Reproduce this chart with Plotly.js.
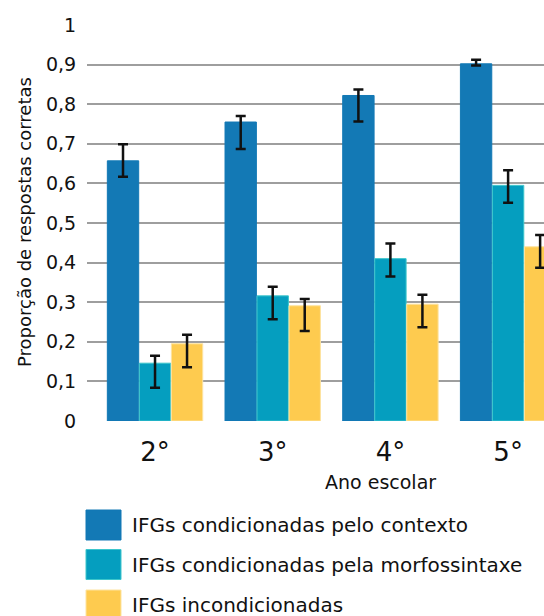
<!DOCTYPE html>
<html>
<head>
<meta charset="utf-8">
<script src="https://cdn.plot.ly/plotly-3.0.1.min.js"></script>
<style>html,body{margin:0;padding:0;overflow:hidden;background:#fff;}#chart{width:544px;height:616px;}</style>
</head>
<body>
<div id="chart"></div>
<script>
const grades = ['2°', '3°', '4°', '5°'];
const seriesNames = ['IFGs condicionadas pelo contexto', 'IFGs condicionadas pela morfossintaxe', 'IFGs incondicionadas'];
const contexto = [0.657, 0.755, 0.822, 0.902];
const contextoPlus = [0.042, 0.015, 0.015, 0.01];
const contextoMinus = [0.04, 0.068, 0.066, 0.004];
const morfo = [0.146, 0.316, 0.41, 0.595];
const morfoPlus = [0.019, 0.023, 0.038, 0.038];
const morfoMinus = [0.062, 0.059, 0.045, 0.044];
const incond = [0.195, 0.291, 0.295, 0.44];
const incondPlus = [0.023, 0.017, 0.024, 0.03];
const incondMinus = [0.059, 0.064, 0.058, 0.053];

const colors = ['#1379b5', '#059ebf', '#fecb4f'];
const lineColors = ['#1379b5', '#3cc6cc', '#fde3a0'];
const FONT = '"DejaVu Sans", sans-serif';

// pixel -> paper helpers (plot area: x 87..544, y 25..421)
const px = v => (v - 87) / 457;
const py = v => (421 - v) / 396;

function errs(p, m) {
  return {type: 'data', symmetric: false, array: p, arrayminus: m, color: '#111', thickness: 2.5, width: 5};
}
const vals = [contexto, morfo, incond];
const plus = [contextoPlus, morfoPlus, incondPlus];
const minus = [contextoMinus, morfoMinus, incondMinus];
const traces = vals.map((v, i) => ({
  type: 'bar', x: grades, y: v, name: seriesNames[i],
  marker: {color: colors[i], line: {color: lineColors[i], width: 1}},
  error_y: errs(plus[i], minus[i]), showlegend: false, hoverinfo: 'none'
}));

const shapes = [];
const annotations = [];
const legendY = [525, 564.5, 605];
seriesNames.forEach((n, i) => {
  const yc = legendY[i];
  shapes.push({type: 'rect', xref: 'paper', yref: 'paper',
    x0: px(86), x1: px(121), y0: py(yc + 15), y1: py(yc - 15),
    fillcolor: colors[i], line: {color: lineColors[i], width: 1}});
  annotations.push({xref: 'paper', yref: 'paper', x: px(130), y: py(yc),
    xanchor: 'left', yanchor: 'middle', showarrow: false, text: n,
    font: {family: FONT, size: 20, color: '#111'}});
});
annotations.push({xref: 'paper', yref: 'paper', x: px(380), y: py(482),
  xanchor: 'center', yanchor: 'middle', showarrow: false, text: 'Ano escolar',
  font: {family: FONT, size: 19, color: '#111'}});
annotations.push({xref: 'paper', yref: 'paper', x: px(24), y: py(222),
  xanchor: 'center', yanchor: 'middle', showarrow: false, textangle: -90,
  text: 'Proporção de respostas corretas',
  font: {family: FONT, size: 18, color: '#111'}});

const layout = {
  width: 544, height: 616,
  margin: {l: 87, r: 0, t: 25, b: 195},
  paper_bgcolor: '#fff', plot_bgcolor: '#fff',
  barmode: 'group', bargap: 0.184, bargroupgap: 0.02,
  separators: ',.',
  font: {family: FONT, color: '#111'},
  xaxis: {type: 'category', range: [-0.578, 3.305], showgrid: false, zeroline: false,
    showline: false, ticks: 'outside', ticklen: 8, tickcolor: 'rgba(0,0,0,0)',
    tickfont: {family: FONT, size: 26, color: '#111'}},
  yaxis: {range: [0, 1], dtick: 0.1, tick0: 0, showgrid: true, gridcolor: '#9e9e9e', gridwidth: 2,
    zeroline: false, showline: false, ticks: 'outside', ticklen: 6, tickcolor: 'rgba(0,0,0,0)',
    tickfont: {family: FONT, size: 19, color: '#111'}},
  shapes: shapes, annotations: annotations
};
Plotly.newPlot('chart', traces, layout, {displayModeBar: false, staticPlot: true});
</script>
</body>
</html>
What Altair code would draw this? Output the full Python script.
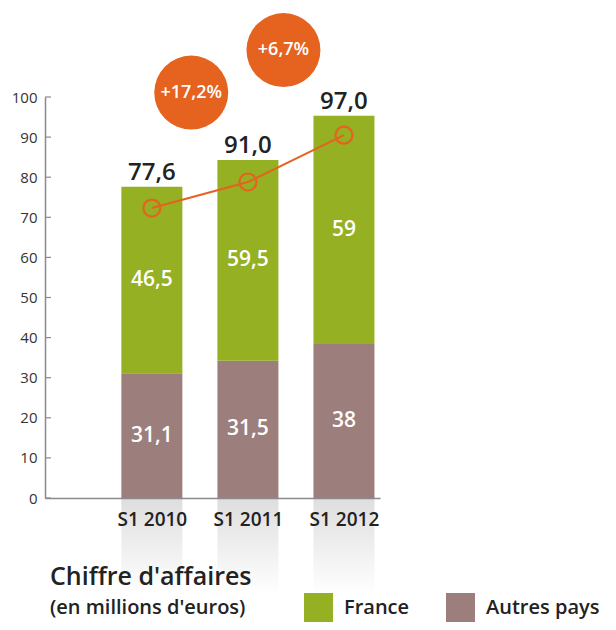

# SET EXERCISE
Reproduce all of the material exactly, apart from the pictures.

# THE RESULT
Reproduce this chart with Plotly.js.
<!DOCTYPE html>
<html>
<head>
<meta charset="utf-8">
<script src="https://cdn.plot.ly/plotly-3.0.1.min.js"></script>
<style>html,body{margin:0;padding:0;overflow:hidden;background:#fff;}#chart{width:544px;height:616px;}</style>
</head>
<body>
<div id="chart"></div>
<script>
const grades = ['2°', '3°', '4°', '5°'];
const seriesNames = ['IFGs condicionadas pelo contexto', 'IFGs condicionadas pela morfossintaxe', 'IFGs incondicionadas'];
const contexto = [0.657, 0.755, 0.822, 0.902];
const contextoPlus = [0.042, 0.015, 0.015, 0.01];
const contextoMinus = [0.04, 0.068, 0.066, 0.004];
const morfo = [0.146, 0.316, 0.41, 0.595];
const morfoPlus = [0.019, 0.023, 0.038, 0.038];
const morfoMinus = [0.062, 0.059, 0.045, 0.044];
const incond = [0.195, 0.291, 0.295, 0.44];
const incondPlus = [0.023, 0.017, 0.024, 0.03];
const incondMinus = [0.059, 0.064, 0.058, 0.053];

const colors = ['#1379b5', '#059ebf', '#fecb4f'];
const lineColors = ['#1379b5', '#3cc6cc', '#fde3a0'];
const FONT = '"DejaVu Sans", sans-serif';

// pixel -> paper helpers (plot area: x 87..544, y 25..421)
const px = v => (v - 87) / 457;
const py = v => (421 - v) / 396;

function errs(p, m) {
  return {type: 'data', symmetric: false, array: p, arrayminus: m, color: '#111', thickness: 2.5, width: 5};
}
const vals = [contexto, morfo, incond];
const plus = [contextoPlus, morfoPlus, incondPlus];
const minus = [contextoMinus, morfoMinus, incondMinus];
const traces = vals.map((v, i) => ({
  type: 'bar', x: grades, y: v, name: seriesNames[i],
  marker: {color: colors[i], line: {color: lineColors[i], width: 1}},
  error_y: errs(plus[i], minus[i]), showlegend: false, hoverinfo: 'none'
}));

const shapes = [];
const annotations = [];
const legendY = [525, 564.5, 605];
seriesNames.forEach((n, i) => {
  const yc = legendY[i];
  shapes.push({type: 'rect', xref: 'paper', yref: 'paper',
    x0: px(86), x1: px(121), y0: py(yc + 15), y1: py(yc - 15),
    fillcolor: colors[i], line: {color: lineColors[i], width: 1}});
  annotations.push({xref: 'paper', yref: 'paper', x: px(130), y: py(yc),
    xanchor: 'left', yanchor: 'middle', showarrow: false, text: n,
    font: {family: FONT, size: 20, color: '#111'}});
});
annotations.push({xref: 'paper', yref: 'paper', x: px(380), y: py(482),
  xanchor: 'center', yanchor: 'middle', showarrow: false, text: 'Ano escolar',
  font: {family: FONT, size: 19, color: '#111'}});
annotations.push({xref: 'paper', yref: 'paper', x: px(24), y: py(222),
  xanchor: 'center', yanchor: 'middle', showarrow: false, textangle: -90,
  text: 'Proporção de respostas corretas',
  font: {family: FONT, size: 18, color: '#111'}});

const layout = {
  width: 544, height: 616,
  margin: {l: 87, r: 0, t: 25, b: 195},
  paper_bgcolor: '#fff', plot_bgcolor: '#fff',
  barmode: 'group', bargap: 0.184, bargroupgap: 0.02,
  separators: ',.',
  font: {family: FONT, color: '#111'},
  xaxis: {type: 'category', range: [-0.578, 3.305], showgrid: false, zeroline: false,
    showline: false, ticks: 'outside', ticklen: 8, tickcolor: 'rgba(0,0,0,0)',
    tickfont: {family: FONT, size: 26, color: '#111'}},
  yaxis: {range: [0, 1], dtick: 0.1, tick0: 0, showgrid: true, gridcolor: '#9e9e9e', gridwidth: 2,
    zeroline: false, showline: false, ticks: 'outside', ticklen: 6, tickcolor: 'rgba(0,0,0,0)',
    tickfont: {family: FONT, size: 19, color: '#111'}},
  shapes: shapes, annotations: annotations
};
Plotly.newPlot('chart', traces, layout, {displayModeBar: false, staticPlot: true});
</script>
</body>
</html>
What Altair code would draw this? Output the full Python script.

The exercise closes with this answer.